## Problem
Please print exactly the lines below, from the start of the material up to and including the line with "0, 440, 176];", but none of the pictures.
__________________________________________________
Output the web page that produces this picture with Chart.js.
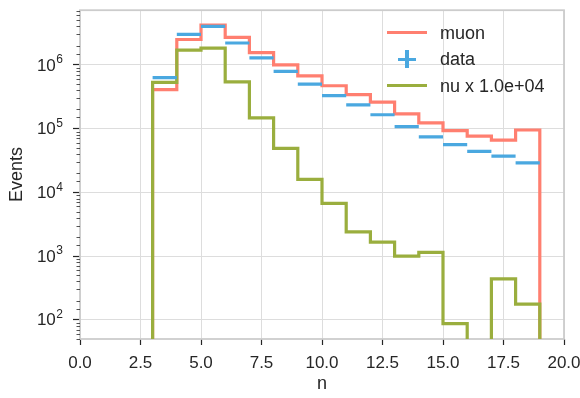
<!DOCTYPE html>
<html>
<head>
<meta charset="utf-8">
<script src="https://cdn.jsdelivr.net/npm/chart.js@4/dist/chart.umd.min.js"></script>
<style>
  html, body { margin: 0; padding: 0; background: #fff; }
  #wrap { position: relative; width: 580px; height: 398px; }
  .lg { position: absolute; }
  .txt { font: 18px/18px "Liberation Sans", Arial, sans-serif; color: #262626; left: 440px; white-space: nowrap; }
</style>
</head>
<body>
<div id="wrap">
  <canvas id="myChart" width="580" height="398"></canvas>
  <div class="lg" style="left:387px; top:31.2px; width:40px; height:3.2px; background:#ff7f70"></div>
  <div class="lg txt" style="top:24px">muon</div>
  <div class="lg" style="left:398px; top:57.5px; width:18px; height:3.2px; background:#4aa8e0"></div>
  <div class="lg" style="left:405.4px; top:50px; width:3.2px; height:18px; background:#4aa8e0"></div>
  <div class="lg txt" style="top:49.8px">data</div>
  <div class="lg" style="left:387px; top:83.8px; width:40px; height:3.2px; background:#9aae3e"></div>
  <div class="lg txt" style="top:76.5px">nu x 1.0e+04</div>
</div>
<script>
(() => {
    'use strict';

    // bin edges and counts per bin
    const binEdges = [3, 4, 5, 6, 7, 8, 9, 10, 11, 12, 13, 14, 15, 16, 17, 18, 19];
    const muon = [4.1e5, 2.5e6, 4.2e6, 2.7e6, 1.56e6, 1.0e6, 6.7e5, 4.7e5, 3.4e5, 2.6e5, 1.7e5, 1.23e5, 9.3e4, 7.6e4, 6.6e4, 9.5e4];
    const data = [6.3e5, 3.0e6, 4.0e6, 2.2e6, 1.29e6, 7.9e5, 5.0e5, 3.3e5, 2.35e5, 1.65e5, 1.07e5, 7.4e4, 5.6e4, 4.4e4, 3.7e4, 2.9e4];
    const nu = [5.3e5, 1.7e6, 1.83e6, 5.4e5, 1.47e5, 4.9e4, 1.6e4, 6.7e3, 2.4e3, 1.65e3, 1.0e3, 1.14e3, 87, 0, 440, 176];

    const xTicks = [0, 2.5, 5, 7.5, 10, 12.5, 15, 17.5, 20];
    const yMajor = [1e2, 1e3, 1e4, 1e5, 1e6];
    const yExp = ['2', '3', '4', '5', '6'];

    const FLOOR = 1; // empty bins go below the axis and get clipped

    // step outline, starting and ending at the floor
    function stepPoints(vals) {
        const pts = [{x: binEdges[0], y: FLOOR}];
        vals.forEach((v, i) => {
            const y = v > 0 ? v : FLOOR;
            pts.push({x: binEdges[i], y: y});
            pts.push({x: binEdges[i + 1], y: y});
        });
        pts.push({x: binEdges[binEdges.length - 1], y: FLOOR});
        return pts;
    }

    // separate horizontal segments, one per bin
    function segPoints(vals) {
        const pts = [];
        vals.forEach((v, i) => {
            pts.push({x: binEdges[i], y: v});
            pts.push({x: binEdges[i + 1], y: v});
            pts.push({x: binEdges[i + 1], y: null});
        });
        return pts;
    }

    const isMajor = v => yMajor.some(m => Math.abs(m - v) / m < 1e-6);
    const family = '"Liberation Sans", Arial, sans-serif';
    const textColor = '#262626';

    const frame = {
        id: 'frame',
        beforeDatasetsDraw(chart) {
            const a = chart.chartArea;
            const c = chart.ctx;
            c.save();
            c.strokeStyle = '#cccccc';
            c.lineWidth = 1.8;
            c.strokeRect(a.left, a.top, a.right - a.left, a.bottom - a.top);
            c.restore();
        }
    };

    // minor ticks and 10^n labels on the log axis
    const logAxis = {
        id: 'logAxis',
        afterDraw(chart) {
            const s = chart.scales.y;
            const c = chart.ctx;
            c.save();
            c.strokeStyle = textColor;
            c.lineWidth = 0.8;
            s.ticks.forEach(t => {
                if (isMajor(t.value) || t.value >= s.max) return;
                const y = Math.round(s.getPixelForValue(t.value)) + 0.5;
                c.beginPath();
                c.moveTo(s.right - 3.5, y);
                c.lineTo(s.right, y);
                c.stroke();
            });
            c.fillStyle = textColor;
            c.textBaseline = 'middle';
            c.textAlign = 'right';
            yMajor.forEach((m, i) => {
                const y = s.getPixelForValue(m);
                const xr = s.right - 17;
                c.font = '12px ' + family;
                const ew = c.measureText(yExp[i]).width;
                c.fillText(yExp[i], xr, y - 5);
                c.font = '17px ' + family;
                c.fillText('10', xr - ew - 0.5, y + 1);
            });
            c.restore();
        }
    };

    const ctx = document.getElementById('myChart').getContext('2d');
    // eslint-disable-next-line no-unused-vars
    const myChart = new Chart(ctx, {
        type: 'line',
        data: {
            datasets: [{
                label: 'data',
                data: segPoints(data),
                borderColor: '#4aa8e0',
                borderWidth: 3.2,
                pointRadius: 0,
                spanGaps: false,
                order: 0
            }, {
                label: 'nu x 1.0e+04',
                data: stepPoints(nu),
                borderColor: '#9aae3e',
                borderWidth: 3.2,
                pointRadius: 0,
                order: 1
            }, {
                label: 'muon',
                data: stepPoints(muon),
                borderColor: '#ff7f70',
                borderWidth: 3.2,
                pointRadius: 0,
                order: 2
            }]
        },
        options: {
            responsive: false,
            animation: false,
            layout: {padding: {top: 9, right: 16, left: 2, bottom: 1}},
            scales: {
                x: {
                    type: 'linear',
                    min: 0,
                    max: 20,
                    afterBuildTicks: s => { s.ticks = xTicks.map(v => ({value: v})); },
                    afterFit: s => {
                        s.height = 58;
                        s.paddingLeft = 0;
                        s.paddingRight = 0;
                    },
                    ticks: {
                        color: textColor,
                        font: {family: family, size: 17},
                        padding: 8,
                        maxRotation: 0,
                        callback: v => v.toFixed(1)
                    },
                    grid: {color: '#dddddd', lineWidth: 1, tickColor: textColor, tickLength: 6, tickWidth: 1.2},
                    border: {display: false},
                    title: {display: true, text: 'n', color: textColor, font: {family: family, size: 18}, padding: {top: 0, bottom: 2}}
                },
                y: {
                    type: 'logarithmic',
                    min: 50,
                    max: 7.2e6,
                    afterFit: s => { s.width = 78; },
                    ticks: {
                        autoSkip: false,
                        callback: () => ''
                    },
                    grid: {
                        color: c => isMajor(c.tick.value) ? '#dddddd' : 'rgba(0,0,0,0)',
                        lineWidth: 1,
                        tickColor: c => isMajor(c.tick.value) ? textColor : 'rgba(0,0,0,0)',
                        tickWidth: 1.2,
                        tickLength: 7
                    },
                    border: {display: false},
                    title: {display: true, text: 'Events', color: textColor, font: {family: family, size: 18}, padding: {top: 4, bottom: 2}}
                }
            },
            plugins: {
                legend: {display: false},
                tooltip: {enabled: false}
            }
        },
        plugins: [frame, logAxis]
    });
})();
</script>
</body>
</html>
__________________________________________________
## The output
Output the web page that produces this picture with Chart.js.
<!DOCTYPE html>
<html>
<head>
<meta charset="utf-8">
<script src="https://cdn.jsdelivr.net/npm/chart.js@4/dist/chart.umd.min.js"></script>
<style>
  html, body { margin: 0; padding: 0; background: #fff; }
  #wrap { position: relative; width: 580px; height: 398px; }
  .lg { position: absolute; }
  .txt { font: 18px/18px "Liberation Sans", Arial, sans-serif; color: #262626; left: 440px; white-space: nowrap; }
</style>
</head>
<body>
<div id="wrap">
  <canvas id="myChart" width="580" height="398"></canvas>
  <div class="lg" style="left:387px; top:31.2px; width:40px; height:3.2px; background:#ff7f70"></div>
  <div class="lg txt" style="top:24px">muon</div>
  <div class="lg" style="left:398px; top:57.5px; width:18px; height:3.2px; background:#4aa8e0"></div>
  <div class="lg" style="left:405.4px; top:50px; width:3.2px; height:18px; background:#4aa8e0"></div>
  <div class="lg txt" style="top:49.8px">data</div>
  <div class="lg" style="left:387px; top:83.8px; width:40px; height:3.2px; background:#9aae3e"></div>
  <div class="lg txt" style="top:76.5px">nu x 1.0e+04</div>
</div>
<script>
(() => {
    'use strict';

    // bin edges and counts per bin
    const binEdges = [3, 4, 5, 6, 7, 8, 9, 10, 11, 12, 13, 14, 15, 16, 17, 18, 19];
    const muon = [4.1e5, 2.5e6, 4.2e6, 2.7e6, 1.56e6, 1.0e6, 6.7e5, 4.7e5, 3.4e5, 2.6e5, 1.7e5, 1.23e5, 9.3e4, 7.6e4, 6.6e4, 9.5e4];
    const data = [6.3e5, 3.0e6, 4.0e6, 2.2e6, 1.29e6, 7.9e5, 5.0e5, 3.3e5, 2.35e5, 1.65e5, 1.07e5, 7.4e4, 5.6e4, 4.4e4, 3.7e4, 2.9e4];
    const nu = [5.3e5, 1.7e6, 1.83e6, 5.4e5, 1.47e5, 4.9e4, 1.6e4, 6.7e3, 2.4e3, 1.65e3, 1.0e3, 1.14e3, 87, 0, 440, 176];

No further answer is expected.